Reproduce the listing below exactly. Pictures do not belong in the copy.
★ ★ ★
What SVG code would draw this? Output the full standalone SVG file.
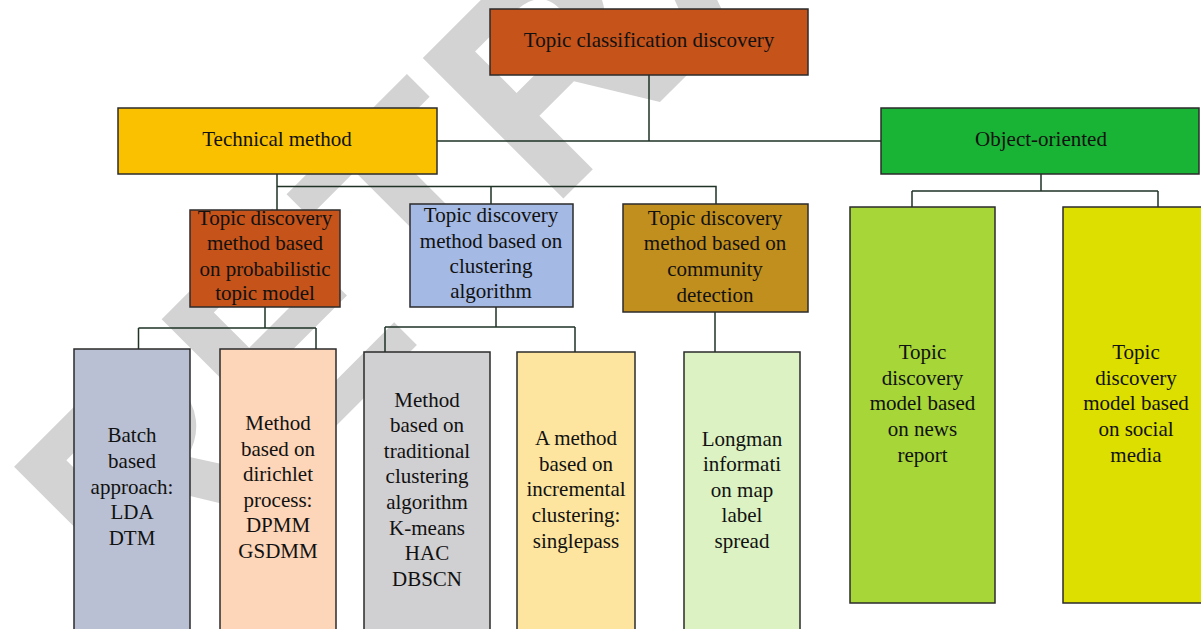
<svg xmlns="http://www.w3.org/2000/svg" width="1201" height="629" viewBox="0 0 1201 629">
  <style>
    .box { stroke: #2b2b2b; stroke-width: 1.5; }
    .lbl { font-family: "Liberation Serif", "Times New Roman", serif; font-size: 21px; fill: #111; text-anchor: middle; }
    .wire { fill: none; stroke: #1f3326; stroke-width: 1.5; }
    .mark { font-family: "Liberation Sans", Arial, sans-serif; font-weight: bold; font-size: 289px; fill: #d3d3d3; }
  </style>

  <rect width="1201" height="629" fill="#ffffff"/>

  <!-- background stamp -->
  <text class="mark" transform="translate(141,621) rotate(-45)">RETRACTED</text>

  <!-- connectors -->
  <g id="connectors">
    <path class="wire" d="M649,75 V141 M437,141 H881"/>
    <path class="wire" d="M277,174 V210 M277,186.5 H716 V204 M491,186.5 V204"/>
    <path class="wire" d="M1041,174 V191 M912,191 H1158 M912,191 V207 M1158,191 V207"/>
    <path class="wire" d="M265,307 V328 M138.5,328 H316 M138.5,328 V349 M316,328 V349"/>
    <path class="wire" d="M496,307 V327 M385,327 H575 M385,327 V352 M575,327 V352"/>
    <path class="wire" d="M715,312 V352"/>
  </g>

  <g id="root">
    <rect class="box" x="490" y="9" width="318" height="66" fill="#c5531a"/>
    <text class="lbl" x="649" y="47">Topic classification discovery</text>
  </g>

  <g id="technical">
    <rect class="box" x="118" y="108" width="319" height="66" fill="#fac100"/>
    <text class="lbl" x="277" y="146">Technical method</text>
  </g>

  <g id="object">
    <rect class="box" x="881" y="108" width="318" height="66" fill="#19b336"/>
    <text class="lbl" x="1041" y="146">Object-oriented</text>
  </g>

  <g id="probabilistic">
    <rect class="box" x="190" y="210" width="150" height="97" fill="#c5531a"/>
    <text class="lbl" x="265" y="225">Topic discovery</text>
    <text class="lbl" x="265" y="250">method based</text>
    <text class="lbl" x="265" y="275.5">on probabilistic</text>
    <text class="lbl" x="265" y="300">topic model</text>
  </g>

  <g id="clustering">
    <rect class="box" x="410" y="204" width="163" height="103" fill="#a4b9e3"/>
    <text class="lbl" x="491" y="222">Topic discovery</text>
    <text class="lbl" x="491" y="247.5">method based on</text>
    <text class="lbl" x="491" y="273">clustering</text>
    <text class="lbl" x="491" y="298">algorithm</text>
  </g>

  <g id="community">
    <rect class="box" x="623" y="204" width="185" height="108" fill="#c18f1d"/>
    <text class="lbl" x="715" y="225">Topic discovery</text>
    <text class="lbl" x="715" y="250">method based on</text>
    <text class="lbl" x="715" y="276">community</text>
    <text class="lbl" x="715" y="301.5">detection</text>
  </g>

  <g id="batch">
    <rect class="box" x="74" y="349" width="116" height="300" fill="#b9c0d3"/>
    <text class="lbl" x="132" y="442">Batch</text>
    <text class="lbl" x="132" y="468">based</text>
    <text class="lbl" x="132" y="493.5">approach:</text>
    <text class="lbl" x="132" y="519">LDA</text>
    <text class="lbl" x="132" y="545">DTM</text>
  </g>

  <g id="dirichlet">
    <rect class="box" x="220" y="349" width="116" height="300" fill="#fdd5b8"/>
    <text class="lbl" x="278" y="430">Method</text>
    <text class="lbl" x="278" y="455.5">based on</text>
    <text class="lbl" x="278" y="481">dirichlet</text>
    <text class="lbl" x="278" y="506.5">process:</text>
    <text class="lbl" x="278" y="532">DPMM</text>
    <text class="lbl" x="278" y="557.5">GSDMM</text>
  </g>

  <g id="traditional">
    <rect class="box" x="364" y="352" width="126" height="300" fill="#d0cfd1"/>
    <text class="lbl" x="427" y="407">Method</text>
    <text class="lbl" x="427" y="432">based on</text>
    <text class="lbl" x="427" y="457.5">traditional</text>
    <text class="lbl" x="427" y="483">clustering</text>
    <text class="lbl" x="427" y="509">algorithm</text>
    <text class="lbl" x="427" y="534.5">K-means</text>
    <text class="lbl" x="427" y="560">HAC</text>
    <text class="lbl" x="427" y="585.5">DBSCN</text>
  </g>

  <g id="incremental">
    <rect class="box" x="517" y="352" width="118" height="300" fill="#fde59f"/>
    <text class="lbl" x="576" y="445">A method</text>
    <text class="lbl" x="576" y="470.5">based on</text>
    <text class="lbl" x="576" y="496">incremental</text>
    <text class="lbl" x="576" y="521.5">clustering:</text>
    <text class="lbl" x="576" y="547.5">singlepass</text>
  </g>

  <g id="longman">
    <rect class="box" x="684" y="352" width="116" height="300" fill="#dcf2c2"/>
    <text class="lbl" x="742" y="445.5">Longman</text>
    <text class="lbl" x="742" y="471">informati</text>
    <text class="lbl" x="742" y="496.5">on map</text>
    <text class="lbl" x="742" y="522">label</text>
    <text class="lbl" x="742" y="547.5">spread</text>
  </g>

  <g id="news">
    <rect class="box" x="850" y="207" width="145" height="396" fill="#a6d638"/>
    <text class="lbl" x="922.5" y="359">Topic</text>
    <text class="lbl" x="922.5" y="384.5">discovery</text>
    <text class="lbl" x="922.5" y="410">model based</text>
    <text class="lbl" x="922.5" y="435.5">on news</text>
    <text class="lbl" x="922.5" y="461.5">report</text>
  </g>

  <g id="social">
    <rect class="box" x="1063" y="207" width="150" height="396" fill="#dcdf00"/>
    <text class="lbl" x="1136" y="359">Topic</text>
    <text class="lbl" x="1136" y="384.5">discovery</text>
    <text class="lbl" x="1136" y="410">model based</text>
    <text class="lbl" x="1136" y="435.5">on social</text>
    <text class="lbl" x="1136" y="461.5">media</text>
  </g>
</svg>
★ ★ ★
§ **Answer for this exercise**:
What SVG code would draw this? Output the full standalone SVG file.
<svg xmlns="http://www.w3.org/2000/svg" width="1201" height="629" viewBox="0 0 1201 629">
  <style>
    .box { stroke: #2b2b2b; stroke-width: 1.5; }
    .lbl { font-family: "Liberation Serif", "Times New Roman", serif; font-size: 21px; fill: #111; text-anchor: middle; }
    .wire { fill: none; stroke: #1f3326; stroke-width: 1.5; }
    .mark { font-family: "Liberation Sans", Arial, sans-serif; font-weight: bold; font-size: 289px; fill: #d3d3d3; }
  </style>

  <rect width="1201" height="629" fill="#ffffff"/>

  <!-- background stamp -->
  <text class="mark" transform="translate(141,621) rotate(-45)">RETRACTED</text>

  <!-- connectors -->
  <g id="connectors">
    <path class="wire" d="M649,75 V141 M437,141 H881"/>
    <path class="wire" d="M277,174 V210 M277,186.5 H716 V204 M491,186.5 V204"/>
    <path class="wire" d="M1041,174 V191 M912,191 H1158 M912,191 V207 M1158,191 V207"/>
    <path class="wire" d="M265,307 V328 M138.5,328 H316 M138.5,328 V349 M316,328 V349"/>
    <path class="wire" d="M496,307 V327 M385,327 H575 M385,327 V352 M575,327 V352"/>
    <path class="wire" d="M715,312 V352"/>
  </g>

  <g id="root">
    <rect class="box" x="490" y="9" width="318" height="66" fill="#c5531a"/>
    <text class="lbl" x="649" y="47">Topic classification discovery</text>
  </g>

  <g id="technical">
    <rect class="box" x="118" y="108" width="319" height="66" fill="#fac100"/>
    <text class="lbl" x="277" y="146">Technical method</text>
  </g>

  <g id="object">
    <rect class="box" x="881" y="108" width="318" height="66" fill="#19b336"/>
    <text class="lbl" x="1041" y="146">Object-oriented</text>
  </g>

  <g id="probabilistic">
    <rect class="box" x="190" y="210" width="150" height="97" fill="#c5531a"/>
    <text class="lbl" x="265" y="225">Topic discovery</text>
    <text class="lbl" x="265" y="250">method based</text>
    <text class="lbl" x="265" y="275.5">on probabilistic</text>
    <text class="lbl" x="265" y="300">topic model</text>
  </g>

  <g id="clustering">
    <rect class="box" x="410" y="204" width="163" height="103" fill="#a4b9e3"/>
    <text class="lbl" x="491" y="222">Topic discovery</text>
    <text class="lbl" x="491" y="247.5">method based on</text>
    <text class="lbl" x="491" y="273">clustering</text>
    <text class="lbl" x="491" y="298">algorithm</text>
  </g>

  <g id="community">
    <rect class="box" x="623" y="204" width="185" height="108" fill="#c18f1d"/>
    <text class="lbl" x="715" y="225">Topic discovery</text>
    <text class="lbl" x="715" y="250">method based on</text>
    <text class="lbl" x="715" y="276">community</text>
    <text class="lbl" x="715" y="301.5">detection</text>
  </g>

  <g id="batch">
    <rect class="box" x="74" y="349" width="116" height="300" fill="#b9c0d3"/>
    <text class="lbl" x="132" y="442">Batch</text>
    <text class="lbl" x="132" y="468">based</text>
    <text class="lbl" x="132" y="493.5">approach:</text>
    <text class="lbl" x="132" y="519">LDA</text>
    <text class="lbl" x="132" y="545">DTM</text>
  </g>

  <g id="dirichlet">
    <rect class="box" x="220" y="349" width="116" height="300" fill="#fdd5b8"/>
    <text class="lbl" x="278" y="430">Method</text>
    <text class="lbl" x="278" y="455.5">based on</text>
    <text class="lbl" x="278" y="481">dirichlet</text>
    <text class="lbl" x="278" y="506.5">process:</text>
    <text class="lbl" x="278" y="532">DPMM</text>
    <text class="lbl" x="278" y="557.5">GSDMM</text>
  </g>

  <g id="traditional">
    <rect class="box" x="364" y="352" width="126" height="300" fill="#d0cfd1"/>
    <text class="lbl" x="427" y="407">Method</text>
    <text class="lbl" x="427" y="432">based on</text>
    <text class="lbl" x="427" y="457.5">traditional</text>
    <text class="lbl" x="427" y="483">clustering</text>
    <text class="lbl" x="427" y="509">algorithm</text>
    <text class="lbl" x="427" y="534.5">K-means</text>
    <text class="lbl" x="427" y="560">HAC</text>
    <text class="lbl" x="427" y="585.5">DBSCN</text>
  </g>

  <g id="incremental">
    <rect class="box" x="517" y="352" width="118" height="300" fill="#fde59f"/>
    <text class="lbl" x="576" y="445">A method</text>
    <text class="lbl" x="576" y="470.5">based on</text>
    <text class="lbl" x="576" y="496">incremental</text>
    <text class="lbl" x="576" y="521.5">clustering:</text>
    <text class="lbl" x="576" y="547.5">singlepass</text>
  </g>

  <g id="longman">
    <rect class="box" x="684" y="352" width="116" height="300" fill="#dcf2c2"/>
    <text class="lbl" x="742" y="445.5">Longman</text>
    <text class="lbl" x="742" y="471">informati</text>
    <text class="lbl" x="742" y="496.5">on map</text>
    <text class="lbl" x="742" y="522">label</text>
    <text class="lbl" x="742" y="547.5">spread</text>
  </g>

  <g id="news">
    <rect class="box" x="850" y="207" width="145" height="396" fill="#a6d638"/>
    <text class="lbl" x="922.5" y="359">Topic</text>
    <text class="lbl" x="922.5" y="384.5">discovery</text>
    <text class="lbl" x="922.5" y="410">model based</text>
    <text class="lbl" x="922.5" y="435.5">on news</text>
    <text class="lbl" x="922.5" y="461.5">report</text>
  </g>

  <g id="social">
    <rect class="box" x="1063" y="207" width="150" height="396" fill="#dcdf00"/>
    <text class="lbl" x="1136" y="359">Topic</text>
    <text class="lbl" x="1136" y="384.5">discovery</text>
    <text class="lbl" x="1136" y="410">model based</text>
    <text class="lbl" x="1136" y="435.5">on social</text>
    <text class="lbl" x="1136" y="461.5">media</text>
  </g>
</svg>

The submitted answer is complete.